RAW DATA:
· · · ·

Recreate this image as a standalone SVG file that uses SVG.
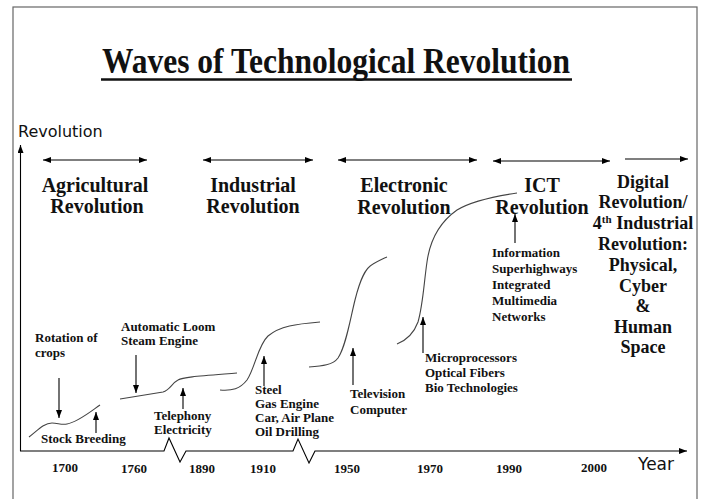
<svg xmlns="http://www.w3.org/2000/svg" width="702" height="499" viewBox="0 0 702 499">
<defs>
<marker id="ah" markerUnits="userSpaceOnUse" markerWidth="8" markerHeight="6" refX="8" refY="3" orient="auto-start-reverse">
<path d="M0,0 L8,3 L0,6 z" fill="#000"/>
</marker>
<style>
.t{font-family:"Liberation Serif","Times New Roman",serif;font-weight:bold;fill:#111}
.h{font-size:20px;text-anchor:middle}
.d{font-size:18px;text-anchor:middle}
.s{font-size:13px}
.c{font-family:"DejaVu Sans","Comic Sans MS",sans-serif;fill:#111}
.cv{fill:none;stroke:#444;stroke-width:1.1}
.ar{fill:none;stroke:#000;stroke-width:1.1}
</style>
</defs>
<rect x="0" y="0" width="702" height="499" fill="#fff"/>
<rect x="13" y="7" width="684" height="510" fill="none" stroke="#666" stroke-width="1.2"/>

<g id="title">
<text class="t" x="336" y="73" font-size="36" text-anchor="middle" textLength="468" lengthAdjust="spacingAndGlyphs">Waves of Technological Revolution</text>
<line x1="101" y1="79.5" x2="572" y2="79.5" stroke="#111" stroke-width="2.5"/>
</g>

<g id="axes">
<text class="c" x="18" y="137" font-size="16">Revolution</text>
<line class="ar" x1="20.5" y1="451" x2="20.5" y2="145" marker-end="url(#ah)" stroke="#555"/>
<polyline class="ar" points="20,451 164,451 169,438 180,462 186,451 293,451 298,439 309,463 315,451 687,451" stroke="#555" marker-end="url(#ah)"/>
<text class="c" x="638" y="470" font-size="17">Year</text>
<g class="t s" text-anchor="middle">
<text x="65" y="472">1700</text>
<text x="134" y="473">1760</text>
<text x="202" y="473">1890</text>
<text x="263" y="473">1910</text>
<text x="347" y="473">1950</text>
<text x="430" y="473">1970</text>
<text x="509" y="473">1990</text>
<text x="594" y="472">2000</text>
</g>
</g>

<g id="connectors">
<line class="ar" x1="43" y1="160" x2="147" y2="160" marker-start="url(#ah)" marker-end="url(#ah)"/>
<line class="ar" x1="203" y1="160" x2="313" y2="160" marker-start="url(#ah)" marker-end="url(#ah)"/>
<line class="ar" x1="338" y1="160" x2="477" y2="160" marker-start="url(#ah)" marker-end="url(#ah)"/>
<line class="ar" x1="493" y1="161" x2="610" y2="161" marker-start="url(#ah)" marker-end="url(#ah)"/>
<line class="ar" x1="625" y1="159" x2="688" y2="159" marker-end="url(#ah)"/>
<line class="ar" x1="59" y1="378" x2="59" y2="418" marker-end="url(#ah)"/>
<line class="ar" x1="96" y1="433" x2="96" y2="412" marker-end="url(#ah)"/>
<line class="ar" x1="136" y1="355" x2="136" y2="393" marker-end="url(#ah)"/>
<line class="ar" x1="183" y1="409" x2="183" y2="388" marker-end="url(#ah)"/>
<line class="ar" x1="264" y1="386" x2="264" y2="356" marker-end="url(#ah)"/>
<line class="ar" x1="353" y1="385" x2="353" y2="348" marker-end="url(#ah)"/>
<line class="ar" x1="423" y1="353" x2="423" y2="317" marker-end="url(#ah)"/>
<line class="ar" x1="515" y1="243" x2="515" y2="214" marker-end="url(#ah)"/>
</g>

<g id="curves">
<path class="cv" d="M29,437 C38,430 44,423 52,423 C58,423 61,425 67,424 C78,422 90,412 100,405"/>
<path class="cv" d="M120,399 L163,392 C170,390 172,383 178,380 C183,377 200,376 237,373"/>
<path class="cv" d="M220,390 C232,391 240,389 247,380 C255,368 258,345 268,336 C280,326 296,324 320,322"/>
<path class="cv" d="M309,367 C322,366 333,365 338,358 C346,346 350,320 355,300 C360,280 365,268 373,264 C380,260 384,258 387,257"/>
<path class="cv" d="M397,344 C407,340 414,333 418,322 C423,305 424,282 427,262 C430,240 440,222 457,210 C470,202 490,197 517,193"/>
</g>

<g id="agricultural" class="t h">
<text x="95" y="192">Agricultural</text>
<text x="97" y="213">Revolution</text>
</g>
<g id="industrial" class="t h">
<text x="253" y="192">Industrial</text>
<text x="253" y="213">Revolution</text>
</g>
<g id="electronic" class="t h">
<text x="404" y="192">Electronic</text>
<text x="404" y="214">Revolution</text>
</g>
<g id="ict" class="t h">
<text x="542" y="192">ICT</text>
<text x="542" y="214">Revolution</text>
</g>
<g id="digital" class="t d">
<text x="643" y="188">Digital</text>
<text x="643" y="208">Revolution/</text>
<text x="643" y="229">4<tspan font-size="11" dy="-6">th</tspan><tspan dy="6"> Industrial</tspan></text>
<text x="643" y="250">Revolution:</text>
<text x="643" y="271">Physical,</text>
<text x="643" y="292">Cyber</text>
<text x="643" y="312">&amp;</text>
<text x="643" y="333">Human</text>
<text x="643" y="353">Space</text>
</g>

<g id="rotation" class="t s">
<text x="35" y="342">Rotation of</text>
<text x="35" y="357">crops</text>
</g>
<g id="stock" class="t s">
<text x="41" y="443">Stock Breeding</text>
</g>
<g id="loom" class="t s">
<text x="121" y="331">Automatic Loom</text>
<text x="121" y="345">Steam Engine</text>
</g>
<g id="telephony" class="t s">
<text x="154" y="420">Telephony</text>
<text x="154" y="434">Electricity</text>
</g>
<g id="steel" class="t s">
<text x="255" y="394">Steel</text>
<text x="255" y="408">Gas Engine</text>
<text x="255" y="422">Car, Air Plane</text>
<text x="255" y="436">Oil Drilling</text>
</g>
<g id="television" class="t s">
<text x="350" y="398">Television</text>
<text x="350" y="414">Computer</text>
</g>
<g id="micro" class="t s">
<text x="425" y="362">Microprocessors</text>
<text x="425" y="377">Optical Fibers</text>
<text x="425" y="392">Bio Technologies</text>
</g>
<g id="info" class="t s">
<text x="492" y="257">Information</text>
<text x="492" y="273">Superhighways</text>
<text x="492" y="289">Integrated</text>
<text x="492" y="305">Multimedia</text>
<text x="492" y="321">Networks</text>
</g>
</svg>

· · · ·

WORK TO COMPLETE:
Repeat verbatim all the material, but not the pictures.

TASK SOLUTION:
Recreate this image as a standalone SVG file that uses SVG.
<svg xmlns="http://www.w3.org/2000/svg" width="702" height="499" viewBox="0 0 702 499">
<defs>
<marker id="ah" markerUnits="userSpaceOnUse" markerWidth="8" markerHeight="6" refX="8" refY="3" orient="auto-start-reverse">
<path d="M0,0 L8,3 L0,6 z" fill="#000"/>
</marker>
<style>
.t{font-family:"Liberation Serif","Times New Roman",serif;font-weight:bold;fill:#111}
.h{font-size:20px;text-anchor:middle}
.d{font-size:18px;text-anchor:middle}
.s{font-size:13px}
.c{font-family:"DejaVu Sans","Comic Sans MS",sans-serif;fill:#111}
.cv{fill:none;stroke:#444;stroke-width:1.1}
.ar{fill:none;stroke:#000;stroke-width:1.1}
</style>
</defs>
<rect x="0" y="0" width="702" height="499" fill="#fff"/>
<rect x="13" y="7" width="684" height="510" fill="none" stroke="#666" stroke-width="1.2"/>

<g id="title">
<text class="t" x="336" y="73" font-size="36" text-anchor="middle" textLength="468" lengthAdjust="spacingAndGlyphs">Waves of Technological Revolution</text>
<line x1="101" y1="79.5" x2="572" y2="79.5" stroke="#111" stroke-width="2.5"/>
</g>

<g id="axes">
<text class="c" x="18" y="137" font-size="16">Revolution</text>
<line class="ar" x1="20.5" y1="451" x2="20.5" y2="145" marker-end="url(#ah)" stroke="#555"/>
<polyline class="ar" points="20,451 164,451 169,438 180,462 186,451 293,451 298,439 309,463 315,451 687,451" stroke="#555" marker-end="url(#ah)"/>
<text class="c" x="638" y="470" font-size="17">Year</text>
<g class="t s" text-anchor="middle">
<text x="65" y="472">1700</text>
<text x="134" y="473">1760</text>
<text x="202" y="473">1890</text>
<text x="263" y="473">1910</text>
<text x="347" y="473">1950</text>
<text x="430" y="473">1970</text>
<text x="509" y="473">1990</text>
<text x="594" y="472">2000</text>
</g>
</g>

<g id="connectors">
<line class="ar" x1="43" y1="160" x2="147" y2="160" marker-start="url(#ah)" marker-end="url(#ah)"/>
<line class="ar" x1="203" y1="160" x2="313" y2="160" marker-start="url(#ah)" marker-end="url(#ah)"/>
<line class="ar" x1="338" y1="160" x2="477" y2="160" marker-start="url(#ah)" marker-end="url(#ah)"/>
<line class="ar" x1="493" y1="161" x2="610" y2="161" marker-start="url(#ah)" marker-end="url(#ah)"/>
<line class="ar" x1="625" y1="159" x2="688" y2="159" marker-end="url(#ah)"/>
<line class="ar" x1="59" y1="378" x2="59" y2="418" marker-end="url(#ah)"/>
<line class="ar" x1="96" y1="433" x2="96" y2="412" marker-end="url(#ah)"/>
<line class="ar" x1="136" y1="355" x2="136" y2="393" marker-end="url(#ah)"/>
<line class="ar" x1="183" y1="409" x2="183" y2="388" marker-end="url(#ah)"/>
<line class="ar" x1="264" y1="386" x2="264" y2="356" marker-end="url(#ah)"/>
<line class="ar" x1="353" y1="385" x2="353" y2="348" marker-end="url(#ah)"/>
<line class="ar" x1="423" y1="353" x2="423" y2="317" marker-end="url(#ah)"/>
<line class="ar" x1="515" y1="243" x2="515" y2="214" marker-end="url(#ah)"/>
</g>

<g id="curves">
<path class="cv" d="M29,437 C38,430 44,423 52,423 C58,423 61,425 67,424 C78,422 90,412 100,405"/>
<path class="cv" d="M120,399 L163,392 C170,390 172,383 178,380 C183,377 200,376 237,373"/>
<path class="cv" d="M220,390 C232,391 240,389 247,380 C255,368 258,345 268,336 C280,326 296,324 320,322"/>
<path class="cv" d="M309,367 C322,366 333,365 338,358 C346,346 350,320 355,300 C360,280 365,268 373,264 C380,260 384,258 387,257"/>
<path class="cv" d="M397,344 C407,340 414,333 418,322 C423,305 424,282 427,262 C430,240 440,222 457,210 C470,202 490,197 517,193"/>
</g>

<g id="agricultural" class="t h">
<text x="95" y="192">Agricultural</text>
<text x="97" y="213">Revolution</text>
</g>
<g id="industrial" class="t h">
<text x="253" y="192">Industrial</text>
<text x="253" y="213">Revolution</text>
</g>
<g id="electronic" class="t h">
<text x="404" y="192">Electronic</text>
<text x="404" y="214">Revolution</text>
</g>
<g id="ict" class="t h">
<text x="542" y="192">ICT</text>
<text x="542" y="214">Revolution</text>
</g>
<g id="digital" class="t d">
<text x="643" y="188">Digital</text>
<text x="643" y="208">Revolution/</text>
<text x="643" y="229">4<tspan font-size="11" dy="-6">th</tspan><tspan dy="6"> Industrial</tspan></text>
<text x="643" y="250">Revolution:</text>
<text x="643" y="271">Physical,</text>
<text x="643" y="292">Cyber</text>
<text x="643" y="312">&amp;</text>
<text x="643" y="333">Human</text>
<text x="643" y="353">Space</text>
</g>

<g id="rotation" class="t s">
<text x="35" y="342">Rotation of</text>
<text x="35" y="357">crops</text>
</g>
<g id="stock" class="t s">
<text x="41" y="443">Stock Breeding</text>
</g>
<g id="loom" class="t s">
<text x="121" y="331">Automatic Loom</text>
<text x="121" y="345">Steam Engine</text>
</g>
<g id="telephony" class="t s">
<text x="154" y="420">Telephony</text>
<text x="154" y="434">Electricity</text>
</g>
<g id="steel" class="t s">
<text x="255" y="394">Steel</text>
<text x="255" y="408">Gas Engine</text>
<text x="255" y="422">Car, Air Plane</text>
<text x="255" y="436">Oil Drilling</text>
</g>
<g id="television" class="t s">
<text x="350" y="398">Television</text>
<text x="350" y="414">Computer</text>
</g>
<g id="micro" class="t s">
<text x="425" y="362">Microprocessors</text>
<text x="425" y="377">Optical Fibers</text>
<text x="425" y="392">Bio Technologies</text>
</g>
<g id="info" class="t s">
<text x="492" y="257">Information</text>
<text x="492" y="273">Superhighways</text>
<text x="492" y="289">Integrated</text>
<text x="492" y="305">Multimedia</text>
<text x="492" y="321">Networks</text>
</g>
</svg>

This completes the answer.